** Records to process **
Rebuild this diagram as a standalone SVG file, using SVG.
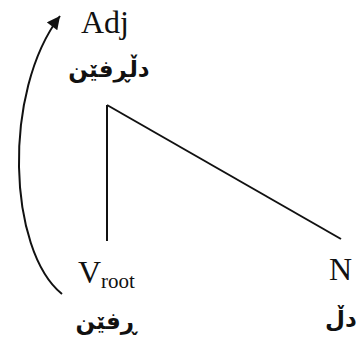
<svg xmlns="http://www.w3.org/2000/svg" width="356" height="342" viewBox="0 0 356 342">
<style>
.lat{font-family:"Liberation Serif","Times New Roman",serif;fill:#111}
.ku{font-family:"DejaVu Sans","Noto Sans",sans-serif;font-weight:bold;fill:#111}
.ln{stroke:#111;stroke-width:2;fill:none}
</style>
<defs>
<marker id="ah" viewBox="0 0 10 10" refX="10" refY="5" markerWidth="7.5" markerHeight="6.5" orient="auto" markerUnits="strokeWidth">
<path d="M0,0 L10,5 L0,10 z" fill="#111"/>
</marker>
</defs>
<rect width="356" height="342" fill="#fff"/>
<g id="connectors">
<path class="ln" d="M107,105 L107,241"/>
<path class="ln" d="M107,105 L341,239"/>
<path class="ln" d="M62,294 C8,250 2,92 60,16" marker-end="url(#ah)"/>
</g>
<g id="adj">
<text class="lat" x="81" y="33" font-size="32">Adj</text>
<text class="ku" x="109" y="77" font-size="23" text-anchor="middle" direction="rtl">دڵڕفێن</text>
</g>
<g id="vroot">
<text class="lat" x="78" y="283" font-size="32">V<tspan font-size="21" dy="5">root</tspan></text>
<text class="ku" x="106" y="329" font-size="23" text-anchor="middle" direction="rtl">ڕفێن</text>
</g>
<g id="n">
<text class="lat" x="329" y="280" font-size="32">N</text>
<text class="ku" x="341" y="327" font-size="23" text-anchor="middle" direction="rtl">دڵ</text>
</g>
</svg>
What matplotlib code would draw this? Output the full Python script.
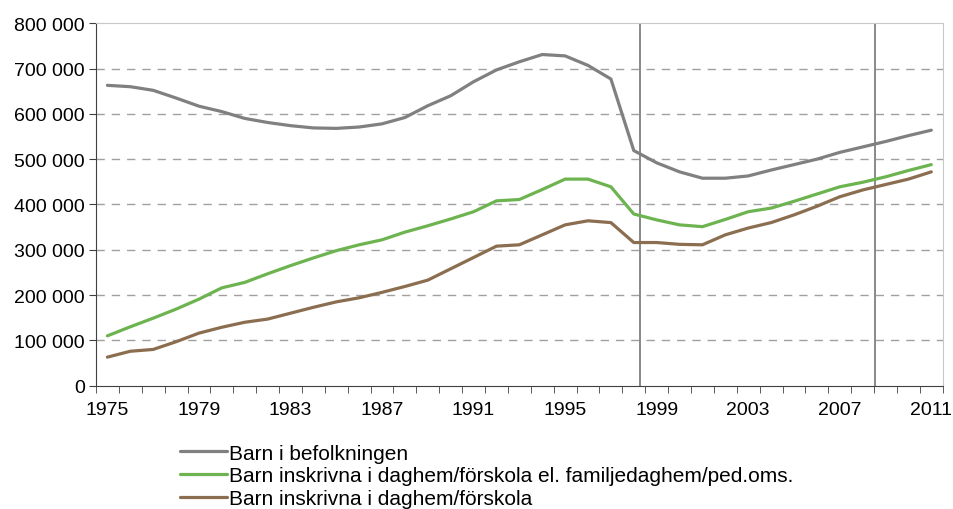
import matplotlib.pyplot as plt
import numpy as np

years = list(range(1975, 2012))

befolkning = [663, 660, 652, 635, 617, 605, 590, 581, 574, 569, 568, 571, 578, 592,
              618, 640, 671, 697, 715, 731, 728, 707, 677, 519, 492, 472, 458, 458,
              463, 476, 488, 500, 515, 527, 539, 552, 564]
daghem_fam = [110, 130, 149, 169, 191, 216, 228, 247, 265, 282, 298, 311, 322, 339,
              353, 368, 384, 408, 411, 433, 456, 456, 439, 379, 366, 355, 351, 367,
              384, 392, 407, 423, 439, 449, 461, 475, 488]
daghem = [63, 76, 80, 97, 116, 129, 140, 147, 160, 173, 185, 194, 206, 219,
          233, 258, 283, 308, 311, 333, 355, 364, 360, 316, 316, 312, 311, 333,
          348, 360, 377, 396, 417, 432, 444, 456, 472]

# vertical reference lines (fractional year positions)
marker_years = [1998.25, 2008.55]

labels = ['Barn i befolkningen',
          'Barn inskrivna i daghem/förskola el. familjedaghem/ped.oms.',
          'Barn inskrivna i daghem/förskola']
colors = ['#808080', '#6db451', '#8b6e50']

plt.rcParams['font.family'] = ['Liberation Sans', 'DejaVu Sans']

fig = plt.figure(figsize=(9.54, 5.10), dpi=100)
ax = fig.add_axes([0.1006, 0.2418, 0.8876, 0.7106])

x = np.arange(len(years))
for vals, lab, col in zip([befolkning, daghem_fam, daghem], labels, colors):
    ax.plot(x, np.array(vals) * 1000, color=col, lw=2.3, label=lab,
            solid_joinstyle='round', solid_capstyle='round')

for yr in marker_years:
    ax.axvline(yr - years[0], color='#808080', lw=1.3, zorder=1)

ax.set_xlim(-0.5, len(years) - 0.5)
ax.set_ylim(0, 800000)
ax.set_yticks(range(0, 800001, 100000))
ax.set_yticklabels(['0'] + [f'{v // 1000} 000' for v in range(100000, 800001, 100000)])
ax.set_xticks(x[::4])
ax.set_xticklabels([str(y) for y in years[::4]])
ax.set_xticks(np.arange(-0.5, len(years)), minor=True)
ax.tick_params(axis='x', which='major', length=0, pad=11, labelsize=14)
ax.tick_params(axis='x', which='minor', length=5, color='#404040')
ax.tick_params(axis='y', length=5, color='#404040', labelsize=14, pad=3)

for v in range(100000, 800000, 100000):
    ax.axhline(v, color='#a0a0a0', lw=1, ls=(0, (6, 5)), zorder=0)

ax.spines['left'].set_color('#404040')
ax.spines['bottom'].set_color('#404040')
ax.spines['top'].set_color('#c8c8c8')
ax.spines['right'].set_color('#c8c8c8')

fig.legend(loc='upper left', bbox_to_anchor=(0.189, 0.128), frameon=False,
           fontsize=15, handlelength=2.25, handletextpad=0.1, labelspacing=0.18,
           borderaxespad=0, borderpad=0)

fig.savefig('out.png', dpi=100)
* * *
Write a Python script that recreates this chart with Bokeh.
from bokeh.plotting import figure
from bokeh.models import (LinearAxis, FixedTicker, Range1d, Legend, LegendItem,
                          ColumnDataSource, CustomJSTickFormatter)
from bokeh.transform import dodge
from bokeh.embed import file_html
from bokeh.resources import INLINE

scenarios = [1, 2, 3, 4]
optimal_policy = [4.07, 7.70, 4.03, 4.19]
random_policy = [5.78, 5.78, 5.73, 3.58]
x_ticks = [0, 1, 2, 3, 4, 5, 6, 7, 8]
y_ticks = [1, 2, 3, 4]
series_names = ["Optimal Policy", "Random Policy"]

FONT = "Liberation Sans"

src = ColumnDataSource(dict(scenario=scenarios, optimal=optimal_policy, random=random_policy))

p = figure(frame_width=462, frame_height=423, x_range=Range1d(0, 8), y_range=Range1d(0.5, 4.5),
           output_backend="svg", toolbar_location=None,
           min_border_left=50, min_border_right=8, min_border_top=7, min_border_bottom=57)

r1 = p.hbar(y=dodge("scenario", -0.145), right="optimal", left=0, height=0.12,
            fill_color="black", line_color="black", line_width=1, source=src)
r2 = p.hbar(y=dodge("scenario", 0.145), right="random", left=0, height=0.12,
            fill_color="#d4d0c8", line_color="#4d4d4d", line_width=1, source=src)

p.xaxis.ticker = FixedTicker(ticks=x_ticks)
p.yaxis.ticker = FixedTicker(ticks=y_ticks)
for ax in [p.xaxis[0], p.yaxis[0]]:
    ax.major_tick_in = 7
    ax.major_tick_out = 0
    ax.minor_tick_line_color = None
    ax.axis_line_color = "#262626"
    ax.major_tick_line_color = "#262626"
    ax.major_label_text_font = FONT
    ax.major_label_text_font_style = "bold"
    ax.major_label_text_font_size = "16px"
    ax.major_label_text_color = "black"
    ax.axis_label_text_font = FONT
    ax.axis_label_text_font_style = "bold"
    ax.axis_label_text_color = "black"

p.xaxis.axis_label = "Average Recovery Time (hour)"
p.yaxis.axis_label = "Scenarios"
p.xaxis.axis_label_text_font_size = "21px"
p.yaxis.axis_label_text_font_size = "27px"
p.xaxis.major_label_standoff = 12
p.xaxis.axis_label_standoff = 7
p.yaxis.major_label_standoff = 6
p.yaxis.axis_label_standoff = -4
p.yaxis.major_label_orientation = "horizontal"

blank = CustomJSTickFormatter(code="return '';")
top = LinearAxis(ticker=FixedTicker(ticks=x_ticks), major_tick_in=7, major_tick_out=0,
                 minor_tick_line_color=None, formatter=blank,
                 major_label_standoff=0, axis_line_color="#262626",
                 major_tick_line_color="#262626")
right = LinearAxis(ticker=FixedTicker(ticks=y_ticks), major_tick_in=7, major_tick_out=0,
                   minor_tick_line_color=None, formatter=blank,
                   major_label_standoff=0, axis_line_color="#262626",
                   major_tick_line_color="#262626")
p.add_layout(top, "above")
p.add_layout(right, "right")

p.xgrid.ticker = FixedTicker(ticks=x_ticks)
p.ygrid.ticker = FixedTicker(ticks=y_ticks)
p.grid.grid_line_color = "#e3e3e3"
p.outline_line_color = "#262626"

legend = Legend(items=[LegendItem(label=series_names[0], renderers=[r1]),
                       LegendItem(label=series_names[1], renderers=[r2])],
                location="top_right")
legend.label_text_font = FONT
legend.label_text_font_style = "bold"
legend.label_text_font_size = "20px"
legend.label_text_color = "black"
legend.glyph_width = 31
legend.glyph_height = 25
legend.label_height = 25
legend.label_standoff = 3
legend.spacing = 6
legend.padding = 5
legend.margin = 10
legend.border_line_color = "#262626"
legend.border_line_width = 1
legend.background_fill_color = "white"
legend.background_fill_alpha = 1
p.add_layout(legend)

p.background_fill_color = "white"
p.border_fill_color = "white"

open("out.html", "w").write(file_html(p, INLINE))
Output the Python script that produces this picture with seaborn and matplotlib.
...
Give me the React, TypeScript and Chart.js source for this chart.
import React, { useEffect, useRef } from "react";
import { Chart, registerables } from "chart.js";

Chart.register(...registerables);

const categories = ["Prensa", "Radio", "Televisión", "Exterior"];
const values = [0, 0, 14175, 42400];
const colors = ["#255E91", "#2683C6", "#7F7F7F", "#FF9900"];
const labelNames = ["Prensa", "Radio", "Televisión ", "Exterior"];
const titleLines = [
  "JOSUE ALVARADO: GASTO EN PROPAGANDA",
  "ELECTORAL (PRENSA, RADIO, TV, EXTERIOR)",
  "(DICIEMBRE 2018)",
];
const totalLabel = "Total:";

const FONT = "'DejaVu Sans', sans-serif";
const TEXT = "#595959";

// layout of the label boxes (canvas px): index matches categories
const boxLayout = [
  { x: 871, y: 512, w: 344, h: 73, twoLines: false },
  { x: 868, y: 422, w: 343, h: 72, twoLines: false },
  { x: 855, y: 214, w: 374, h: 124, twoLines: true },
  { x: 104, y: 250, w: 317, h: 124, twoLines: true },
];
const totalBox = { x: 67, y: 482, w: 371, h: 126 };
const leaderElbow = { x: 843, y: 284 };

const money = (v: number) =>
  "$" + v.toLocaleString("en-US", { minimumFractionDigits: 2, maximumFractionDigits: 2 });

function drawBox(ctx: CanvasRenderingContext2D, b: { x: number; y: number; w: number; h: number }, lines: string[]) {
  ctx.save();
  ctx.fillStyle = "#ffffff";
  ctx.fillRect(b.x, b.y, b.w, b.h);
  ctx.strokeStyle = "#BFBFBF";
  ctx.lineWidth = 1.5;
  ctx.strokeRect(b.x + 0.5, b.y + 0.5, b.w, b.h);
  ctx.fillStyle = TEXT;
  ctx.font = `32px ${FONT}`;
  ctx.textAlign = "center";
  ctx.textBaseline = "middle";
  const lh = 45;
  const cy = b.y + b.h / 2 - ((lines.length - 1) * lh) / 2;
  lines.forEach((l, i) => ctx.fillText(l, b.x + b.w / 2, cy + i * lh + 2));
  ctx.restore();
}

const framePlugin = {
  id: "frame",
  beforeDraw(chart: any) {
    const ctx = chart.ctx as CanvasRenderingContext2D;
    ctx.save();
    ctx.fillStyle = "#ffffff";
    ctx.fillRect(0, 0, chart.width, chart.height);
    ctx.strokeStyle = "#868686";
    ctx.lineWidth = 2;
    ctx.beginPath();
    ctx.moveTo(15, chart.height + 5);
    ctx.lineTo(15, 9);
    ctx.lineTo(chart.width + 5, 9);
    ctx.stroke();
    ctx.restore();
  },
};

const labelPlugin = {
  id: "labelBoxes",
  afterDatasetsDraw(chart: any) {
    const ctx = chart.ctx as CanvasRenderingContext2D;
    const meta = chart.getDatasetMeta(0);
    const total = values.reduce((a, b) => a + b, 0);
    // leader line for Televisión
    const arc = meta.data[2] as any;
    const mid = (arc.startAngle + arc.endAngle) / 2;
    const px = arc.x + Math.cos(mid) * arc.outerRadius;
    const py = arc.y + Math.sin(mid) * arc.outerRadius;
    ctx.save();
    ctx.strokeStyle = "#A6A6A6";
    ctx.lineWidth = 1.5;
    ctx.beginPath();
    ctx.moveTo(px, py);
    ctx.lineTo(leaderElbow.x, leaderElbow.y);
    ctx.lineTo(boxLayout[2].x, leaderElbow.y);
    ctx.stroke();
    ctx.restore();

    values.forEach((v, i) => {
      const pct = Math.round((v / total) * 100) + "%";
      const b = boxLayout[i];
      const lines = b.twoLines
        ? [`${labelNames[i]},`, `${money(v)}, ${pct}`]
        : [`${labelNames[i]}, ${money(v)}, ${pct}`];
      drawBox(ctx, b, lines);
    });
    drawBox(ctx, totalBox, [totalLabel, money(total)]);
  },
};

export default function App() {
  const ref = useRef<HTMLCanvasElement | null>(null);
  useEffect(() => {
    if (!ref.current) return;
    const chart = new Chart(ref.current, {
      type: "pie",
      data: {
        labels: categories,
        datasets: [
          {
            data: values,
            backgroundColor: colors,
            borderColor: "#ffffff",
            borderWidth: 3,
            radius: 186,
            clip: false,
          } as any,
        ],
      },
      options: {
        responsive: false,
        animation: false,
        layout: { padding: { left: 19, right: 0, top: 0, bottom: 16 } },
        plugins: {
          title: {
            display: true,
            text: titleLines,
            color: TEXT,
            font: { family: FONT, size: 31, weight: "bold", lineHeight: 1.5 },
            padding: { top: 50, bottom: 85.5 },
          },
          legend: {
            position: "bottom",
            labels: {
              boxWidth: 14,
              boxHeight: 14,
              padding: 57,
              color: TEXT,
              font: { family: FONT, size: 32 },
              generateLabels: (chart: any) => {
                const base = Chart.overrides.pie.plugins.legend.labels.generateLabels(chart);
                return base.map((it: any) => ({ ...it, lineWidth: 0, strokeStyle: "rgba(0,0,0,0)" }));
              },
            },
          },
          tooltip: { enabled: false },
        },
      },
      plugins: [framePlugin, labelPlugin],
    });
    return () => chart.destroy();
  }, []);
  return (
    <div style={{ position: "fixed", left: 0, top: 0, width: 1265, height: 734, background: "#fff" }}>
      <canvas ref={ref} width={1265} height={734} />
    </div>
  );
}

** Work instructions **
Look above for the line containing "What matplotlib code", then write out every line from there down to the line containing "348, 360, 377, 396, 417, 432, 444, 456, 472]", that line included, with no pictures.

** Complete response **
What matplotlib code would draw this? Output the full Python script.
import matplotlib.pyplot as plt
import numpy as np

years = list(range(1975, 2012))

befolkning = [663, 660, 652, 635, 617, 605, 590, 581, 574, 569, 568, 571, 578, 592,
              618, 640, 671, 697, 715, 731, 728, 707, 677, 519, 492, 472, 458, 458,
              463, 476, 488, 500, 515, 527, 539, 552, 564]
daghem_fam = [110, 130, 149, 169, 191, 216, 228, 247, 265, 282, 298, 311, 322, 339,
              353, 368, 384, 408, 411, 433, 456, 456, 439, 379, 366, 355, 351, 367,
              384, 392, 407, 423, 439, 449, 461, 475, 488]
daghem = [63, 76, 80, 97, 116, 129, 140, 147, 160, 173, 185, 194, 206, 219,
          233, 258, 283, 308, 311, 333, 355, 364, 360, 316, 316, 312, 311, 333,
          348, 360, 377, 396, 417, 432, 444, 456, 472]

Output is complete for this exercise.